Ein Konzert zwischen Glanz, Erinnerung und tiefer kultureller Verwurzelung: Die Akademische Orchestervereinigung Göttingen (AOV) präsentierte unter der Leitung von Tim Hüttemeister ein Programm, das nicht nur musikalisch reizvoll war, sondern auch mit einem subtil politischen Subtext aufwartete. Unter dem Titel „Zwischen Schönheit und Schatten“ – so der treffende Leitgedanke des Programmheft-Editorials – standen Werke von Wagner, Weigl, Liszt und Schreker auf dem Spielplan. Bekannte Orchesterstücke trafen auf selten Gehörtes, und das Publikum in der Universitätsaula dankte mit langanhaltendem Applaus.
Wagner: Glanzvoller Auftakt mit Wucht und Widerstand
Mit dem Vorspiel zu »Die Meistersinger von Nürnberg« wählte die AOV einen prachtvollen, zugleich anspruchsvollen Auftakt. Die große, festlich gesetzte Partitur verlangt besonders im Blech viel Kraft und Präzision – vier Hörner, drei Trompeten, drei Posaunen und Tuba entfalten Wagners kontrapunktischen Pomp. Die AOV zeigte hier Mut und Einsatzfreude, musste jedoch der begrenzten Akustik der Aula Tribut zollen: Die Streicher konnten dem wuchtigen Blechklang nur begrenzt Paroli bieten. Dennoch gelang Tim Hüttemeister eine klare, rhythmisch gut gesteuerte Interpretation – mit feinem Gespür für die Wechsel zwischen Marsch, Fugato und Lyrik.
Weigl: Nostalgie ohne Kitsch
Mit »Old Vienna« von Karl Weigl, 1939 im amerikanischen Exil komponiert, betrat das Konzert Neuland. In diesem selten gespielten Stück gelingt es dem Komponisten, eine versunkene Klangwelt heraufzubeschwören – nicht als bloße Sentimentalität, sondern als poetischer Rückblick. Die AOV spielte diese Erinnerungsmusik mit Wärme und klanglicher Differenzierung. Flöte, Harfe und Klarinetten prägten das elegante Klangbild. Es war ein zarter Kontrast zur wuchtigen Eröffnung – und ein leiser Hinweis auf die Lebensrealität eines jüdischen Komponisten, der Wien hinter sich lassen musste.

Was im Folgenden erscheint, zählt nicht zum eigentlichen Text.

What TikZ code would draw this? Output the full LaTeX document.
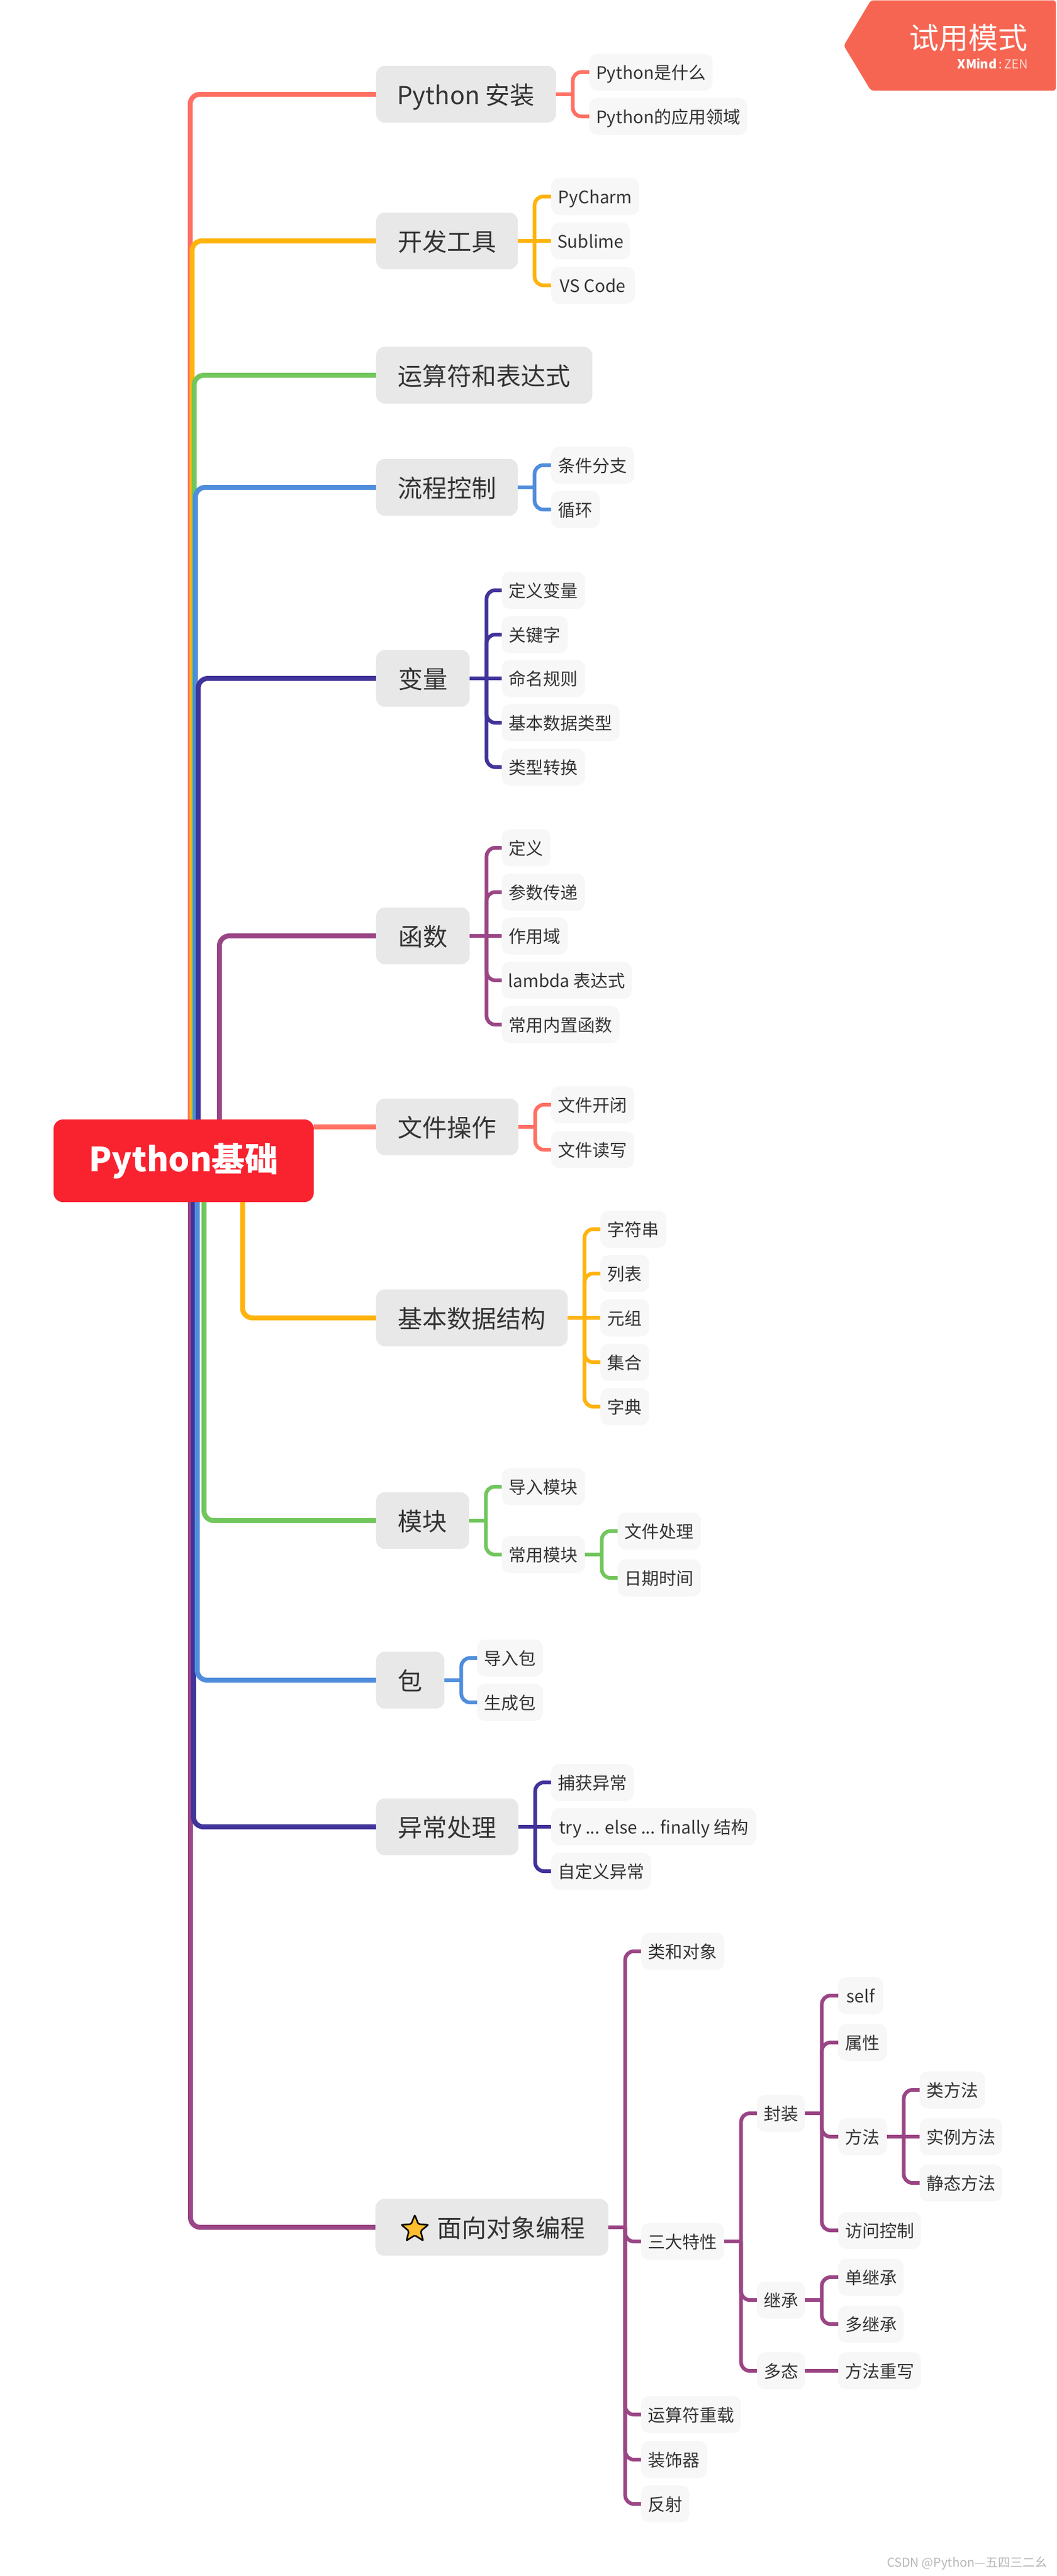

Liszt: Monumentales mit doppeltem Schatten
»Les Préludes«, Franz Liszts bekannteste sinfonische Dichtung, wurde im 20. Jahrhundert durch ihre Vereinnahmung als Wochenschau-Musik durch die NS-Propaganda belastet. Tim Hüttemeister und die AOV begegneten diesem schwer ererbten Schatten mit einer Deutung, die sich auf Liszts musikalische Vision konzentrierte: den Wandel der Lebenskräfte, dargestellt in klanglicher Transformation. Wieder war die Klangbalance eine Herausforderung – die triumphale Schlusssteigerung überrollte die Streicher stellenweise. Doch die emotionale Klarheit und die deutliche Herausarbeitung der thematischen Wandlungen gaben dem Stück seine Würde zurück.
Schreker: Spätromantischer Rausch in vier Farben
Mit der »Romantischen Suite« op. 14 von Franz Schreker präsentierte die AOV ein weiteres Werk aus der Reihe der „vergessenen Moderne“. Die Suite, reich an harmonischer Farbigkeit und instrumentaler Raffinesse, wurde mit viel Liebe zum Detail gespielt. Die Klangfarben – zwischen Mahler, Debussy und einer ganz eigenen Handschrift – kamen besonders im Scherzo und Intermezzo schön zur Geltung. Hier zeigte sich die AOV klanglich am stimmigsten – vielleicht auch, weil das Werk weniger klangliche Konfrontation als flächige Entfaltung verlangt.

Was dieses Konzert auszeichnete, war nicht nur die musikalische Leistung – sondern der bewusste Umgang mit Geschichte, Klang und Kontext. Wagner und Liszt stehen heute nicht mehr unkommentiert im Raum, und die Gegenüberstellung mit den Werken von Weigl und Schreker machte deutlich, dass Musikgeschichte nicht nur in Klängen, sondern auch in Brüchen erzählt werden muss. Die AOV hat diesen Abend nicht nur musikalisch, sondern auch dramaturgisch klug und sensibel gestaltet. Ein Konzert, das berührt, bildet – und nachklingt.